Records supplied:
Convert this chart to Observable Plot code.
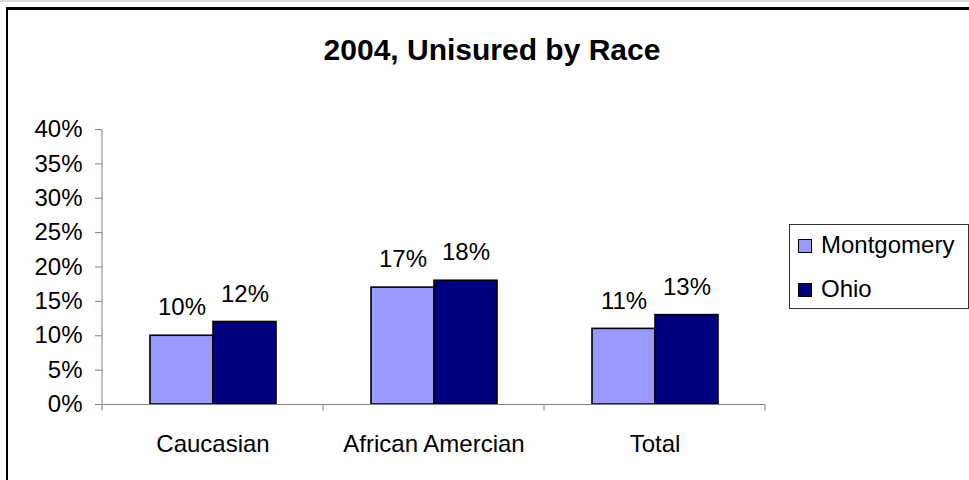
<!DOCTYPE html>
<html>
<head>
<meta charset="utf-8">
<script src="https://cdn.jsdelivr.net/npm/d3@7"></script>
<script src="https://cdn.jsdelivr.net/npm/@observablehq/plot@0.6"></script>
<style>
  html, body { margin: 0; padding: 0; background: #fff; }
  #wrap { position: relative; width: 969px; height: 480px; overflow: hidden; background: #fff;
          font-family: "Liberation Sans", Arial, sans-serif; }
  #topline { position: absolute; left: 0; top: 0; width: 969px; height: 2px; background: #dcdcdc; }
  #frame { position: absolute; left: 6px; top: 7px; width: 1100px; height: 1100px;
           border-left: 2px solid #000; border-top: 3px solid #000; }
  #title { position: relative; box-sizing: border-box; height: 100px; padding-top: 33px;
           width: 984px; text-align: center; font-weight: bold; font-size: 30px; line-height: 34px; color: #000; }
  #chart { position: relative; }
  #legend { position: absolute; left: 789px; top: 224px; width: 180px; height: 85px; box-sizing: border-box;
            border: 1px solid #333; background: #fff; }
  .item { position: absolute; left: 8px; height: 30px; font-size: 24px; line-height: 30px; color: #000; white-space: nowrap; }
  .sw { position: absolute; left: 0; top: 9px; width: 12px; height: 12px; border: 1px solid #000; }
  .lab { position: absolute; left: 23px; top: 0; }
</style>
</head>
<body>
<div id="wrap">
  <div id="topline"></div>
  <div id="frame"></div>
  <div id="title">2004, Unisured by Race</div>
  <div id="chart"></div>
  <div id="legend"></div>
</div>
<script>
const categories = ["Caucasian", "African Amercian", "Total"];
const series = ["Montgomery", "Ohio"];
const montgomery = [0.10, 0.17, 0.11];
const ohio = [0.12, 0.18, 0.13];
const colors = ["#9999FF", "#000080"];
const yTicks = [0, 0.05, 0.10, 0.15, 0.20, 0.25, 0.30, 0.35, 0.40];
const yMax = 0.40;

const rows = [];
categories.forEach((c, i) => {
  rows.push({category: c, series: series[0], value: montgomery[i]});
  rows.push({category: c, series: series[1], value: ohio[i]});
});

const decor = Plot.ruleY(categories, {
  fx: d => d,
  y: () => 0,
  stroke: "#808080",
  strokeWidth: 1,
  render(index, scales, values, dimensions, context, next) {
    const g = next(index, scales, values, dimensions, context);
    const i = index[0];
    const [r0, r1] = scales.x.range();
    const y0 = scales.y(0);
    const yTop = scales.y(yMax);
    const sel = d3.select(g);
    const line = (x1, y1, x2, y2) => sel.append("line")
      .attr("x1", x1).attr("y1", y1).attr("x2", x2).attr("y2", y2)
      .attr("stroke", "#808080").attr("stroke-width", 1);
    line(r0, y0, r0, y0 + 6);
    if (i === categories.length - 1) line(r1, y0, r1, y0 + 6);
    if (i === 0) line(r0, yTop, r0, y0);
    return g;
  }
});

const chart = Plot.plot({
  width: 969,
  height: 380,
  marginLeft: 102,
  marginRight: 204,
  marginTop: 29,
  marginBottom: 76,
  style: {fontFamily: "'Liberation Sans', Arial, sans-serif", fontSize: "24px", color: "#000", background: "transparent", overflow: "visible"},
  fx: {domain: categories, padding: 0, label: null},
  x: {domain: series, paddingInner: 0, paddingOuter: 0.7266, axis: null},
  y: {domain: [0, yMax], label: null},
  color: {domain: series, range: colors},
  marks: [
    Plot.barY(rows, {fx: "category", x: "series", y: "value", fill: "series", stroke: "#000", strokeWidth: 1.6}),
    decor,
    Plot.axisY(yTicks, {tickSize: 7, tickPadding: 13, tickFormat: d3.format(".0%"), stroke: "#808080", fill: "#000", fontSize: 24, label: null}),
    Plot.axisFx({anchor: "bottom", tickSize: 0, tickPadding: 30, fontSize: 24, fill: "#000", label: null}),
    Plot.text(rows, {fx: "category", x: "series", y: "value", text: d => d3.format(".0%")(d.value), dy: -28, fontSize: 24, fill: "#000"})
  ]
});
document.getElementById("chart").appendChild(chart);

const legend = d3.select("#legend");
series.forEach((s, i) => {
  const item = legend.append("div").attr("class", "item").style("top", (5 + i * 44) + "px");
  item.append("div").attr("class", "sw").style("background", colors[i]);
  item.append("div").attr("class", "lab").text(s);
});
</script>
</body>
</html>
---
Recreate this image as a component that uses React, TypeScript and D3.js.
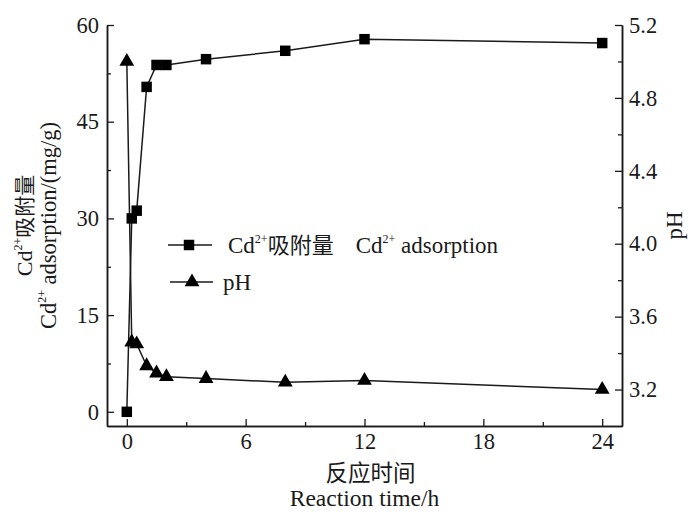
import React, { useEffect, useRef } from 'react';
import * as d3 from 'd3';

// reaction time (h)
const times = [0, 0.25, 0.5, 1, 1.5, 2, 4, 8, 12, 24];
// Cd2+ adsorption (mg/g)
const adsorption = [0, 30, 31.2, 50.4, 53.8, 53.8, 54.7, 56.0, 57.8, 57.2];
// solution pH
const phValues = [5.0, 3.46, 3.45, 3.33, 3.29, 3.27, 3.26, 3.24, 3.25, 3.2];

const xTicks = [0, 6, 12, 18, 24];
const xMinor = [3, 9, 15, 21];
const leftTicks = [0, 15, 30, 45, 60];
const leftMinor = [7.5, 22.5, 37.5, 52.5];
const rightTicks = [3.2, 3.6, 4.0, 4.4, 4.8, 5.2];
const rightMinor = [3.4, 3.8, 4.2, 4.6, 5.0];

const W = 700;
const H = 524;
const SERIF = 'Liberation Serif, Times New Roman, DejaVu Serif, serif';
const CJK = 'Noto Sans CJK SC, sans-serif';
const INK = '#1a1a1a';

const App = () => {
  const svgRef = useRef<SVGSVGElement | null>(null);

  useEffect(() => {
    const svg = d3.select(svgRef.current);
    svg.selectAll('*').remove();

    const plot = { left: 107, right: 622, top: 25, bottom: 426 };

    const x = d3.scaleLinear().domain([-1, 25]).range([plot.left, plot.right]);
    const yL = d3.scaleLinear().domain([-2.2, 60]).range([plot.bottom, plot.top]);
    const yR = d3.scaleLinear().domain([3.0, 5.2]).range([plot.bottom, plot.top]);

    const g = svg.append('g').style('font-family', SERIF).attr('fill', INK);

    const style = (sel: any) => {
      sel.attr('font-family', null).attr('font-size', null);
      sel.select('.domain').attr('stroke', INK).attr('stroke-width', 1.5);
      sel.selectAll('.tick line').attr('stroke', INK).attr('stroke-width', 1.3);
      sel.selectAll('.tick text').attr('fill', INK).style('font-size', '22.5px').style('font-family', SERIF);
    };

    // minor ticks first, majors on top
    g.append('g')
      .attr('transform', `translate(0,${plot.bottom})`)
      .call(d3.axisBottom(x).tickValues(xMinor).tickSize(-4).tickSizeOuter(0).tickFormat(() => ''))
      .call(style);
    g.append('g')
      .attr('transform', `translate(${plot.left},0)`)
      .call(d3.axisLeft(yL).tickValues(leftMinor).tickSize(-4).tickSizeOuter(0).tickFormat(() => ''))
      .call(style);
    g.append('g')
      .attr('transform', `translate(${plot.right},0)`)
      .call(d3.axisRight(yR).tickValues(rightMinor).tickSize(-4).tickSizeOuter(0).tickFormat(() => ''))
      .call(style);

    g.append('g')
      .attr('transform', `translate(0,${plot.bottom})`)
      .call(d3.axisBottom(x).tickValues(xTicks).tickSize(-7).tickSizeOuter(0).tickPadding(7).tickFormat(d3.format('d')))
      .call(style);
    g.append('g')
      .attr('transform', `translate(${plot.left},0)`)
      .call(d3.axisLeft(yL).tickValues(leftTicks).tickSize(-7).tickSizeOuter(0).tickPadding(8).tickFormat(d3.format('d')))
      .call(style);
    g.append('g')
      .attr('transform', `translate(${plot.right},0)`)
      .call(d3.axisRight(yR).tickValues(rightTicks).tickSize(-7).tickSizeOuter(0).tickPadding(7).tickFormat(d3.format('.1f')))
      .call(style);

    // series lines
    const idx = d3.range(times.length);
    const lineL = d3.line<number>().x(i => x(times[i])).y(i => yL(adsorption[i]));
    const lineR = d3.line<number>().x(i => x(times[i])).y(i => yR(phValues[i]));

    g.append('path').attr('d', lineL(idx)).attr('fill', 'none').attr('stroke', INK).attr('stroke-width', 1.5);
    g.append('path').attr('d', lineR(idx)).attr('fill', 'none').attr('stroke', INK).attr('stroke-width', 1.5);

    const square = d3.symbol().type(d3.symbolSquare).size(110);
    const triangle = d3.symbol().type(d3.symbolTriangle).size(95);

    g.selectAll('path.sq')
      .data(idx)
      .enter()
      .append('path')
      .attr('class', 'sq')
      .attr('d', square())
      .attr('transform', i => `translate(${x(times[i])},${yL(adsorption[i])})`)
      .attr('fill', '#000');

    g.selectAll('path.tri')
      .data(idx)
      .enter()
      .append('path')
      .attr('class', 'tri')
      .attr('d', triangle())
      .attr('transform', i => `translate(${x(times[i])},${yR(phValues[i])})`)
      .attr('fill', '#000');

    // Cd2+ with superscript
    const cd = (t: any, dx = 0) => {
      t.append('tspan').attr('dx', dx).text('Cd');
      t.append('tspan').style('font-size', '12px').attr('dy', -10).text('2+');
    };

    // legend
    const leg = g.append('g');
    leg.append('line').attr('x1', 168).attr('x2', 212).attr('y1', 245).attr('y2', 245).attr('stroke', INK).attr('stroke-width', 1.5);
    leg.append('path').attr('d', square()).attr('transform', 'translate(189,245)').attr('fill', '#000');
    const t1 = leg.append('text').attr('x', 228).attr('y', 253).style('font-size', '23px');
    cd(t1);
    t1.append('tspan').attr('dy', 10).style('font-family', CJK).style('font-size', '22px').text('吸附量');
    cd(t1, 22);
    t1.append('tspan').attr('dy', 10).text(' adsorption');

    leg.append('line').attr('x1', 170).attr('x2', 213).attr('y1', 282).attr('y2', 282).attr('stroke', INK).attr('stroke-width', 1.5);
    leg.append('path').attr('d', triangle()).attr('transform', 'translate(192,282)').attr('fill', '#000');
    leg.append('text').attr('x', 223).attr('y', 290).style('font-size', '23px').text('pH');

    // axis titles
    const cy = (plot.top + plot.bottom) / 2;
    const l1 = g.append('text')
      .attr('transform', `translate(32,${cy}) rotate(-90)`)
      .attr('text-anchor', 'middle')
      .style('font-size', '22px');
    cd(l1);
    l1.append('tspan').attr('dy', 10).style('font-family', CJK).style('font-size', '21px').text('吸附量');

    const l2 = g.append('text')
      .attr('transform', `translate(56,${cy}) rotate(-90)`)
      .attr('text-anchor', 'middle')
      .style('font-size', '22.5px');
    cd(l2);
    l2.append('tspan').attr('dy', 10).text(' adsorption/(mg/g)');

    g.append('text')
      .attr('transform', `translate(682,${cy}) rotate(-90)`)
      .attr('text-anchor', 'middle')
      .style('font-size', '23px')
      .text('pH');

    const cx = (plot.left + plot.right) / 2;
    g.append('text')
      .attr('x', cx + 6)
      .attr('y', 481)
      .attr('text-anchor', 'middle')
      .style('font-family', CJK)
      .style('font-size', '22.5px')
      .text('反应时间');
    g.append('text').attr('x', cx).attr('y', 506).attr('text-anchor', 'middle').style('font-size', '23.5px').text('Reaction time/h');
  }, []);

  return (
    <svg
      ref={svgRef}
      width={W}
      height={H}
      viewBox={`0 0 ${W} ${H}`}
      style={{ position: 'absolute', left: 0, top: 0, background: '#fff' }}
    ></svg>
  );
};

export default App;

Exercise task:
Copy word for word every line from the one with "Recreate this image" through the one with "import * as d3 from 'd3';", including both. No pictures belong in the copy.

Solved exercise:
Recreate this image as a component that uses React, TypeScript and D3.js.
import React, { useEffect, useRef } from 'react';
import * as d3 from 'd3';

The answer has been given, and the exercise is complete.